The rest of the episode is spent attempting to build up a rapport between Riggs and Murtaugh but ultimately fails because the show seems more interested in rushing to the next over-the-top action set piece while their police chief (Kevin Rahm) nonsensically yells at them for doing what they were asked to do, eventually “taking them off the case”, a cheap plot device meant to drive a wedge between two characters who’ve known each other all of ten minutes, yet act disappointed as if they’ve known each other for years.
As much as detractors would like to dismiss the film series as machismo run amok, the films had heart and it took the time to introduce and expand on its characters, utilizing its R-rating to explore the darker side of Martin Riggs’ tortured psyche, giving us a character who might be thinking of putting a bullet in the brain of the perp he’s arresting — but never would. His wife’s story humanized him, getting under the viewer’s skin and showing us an incredibly broken man wracked with sorrow, guilt and anger. His job was simply a possible means to an end. This was all perfectly balanced by Danny Glover’s straight-laced Roger Murtaugh. The pair had chemistry and was helped by the fact that the production included legendary action writer Shane Black and an in-his-prime Richard Donner. The film transcended the buddy cop genre.

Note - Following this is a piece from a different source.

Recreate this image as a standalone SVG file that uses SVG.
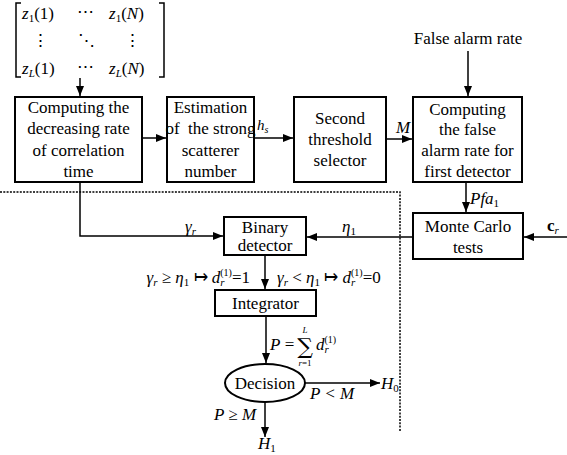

None of what I just said is in this series. In contrast, Crawford’s Riggs is always likeable. We never see a moment where he’s lost control. His character has two speeds: broodingly serious and Deadpool-esque goofball. It’s a pale imitation of Mel Gibson’s more complex Riggs. At times, it’s as if the show’s creators are asking its audience to read between the lines…if only there was something between the lines. Every single time the show tries to make something out of Riggs, every single sentence starts with “What about your wife”, a cloying tactic transparently designed to wring sympathy from the viewer. Damon Wayans is fine as Murtaugh and I liked the scenes with his family (except for the awkward moments when he would constantly ask for a birthday blowjob from his wife — played by Keesha Sharp) but there’s no real chemistry between the two, though that could be resolved as the show goes on.
Without the protective blanket of a Netflix or an AMC or an FX or an HBO, everything here feels frustratingly sanitized. Whether or not this is the fault of the showrunners is in dispute. You simply can’t take a film like Lethal Weapon and turn it into a TV show for the whole family and, at the same time, expect it to be as deep or entertaining as the original material. Because of this, Fox is stuck delivering very familiar, by-the-numbers TV cop fare and that’s why the Lethal Weapon premiere has good intentions but ultimately disappoints.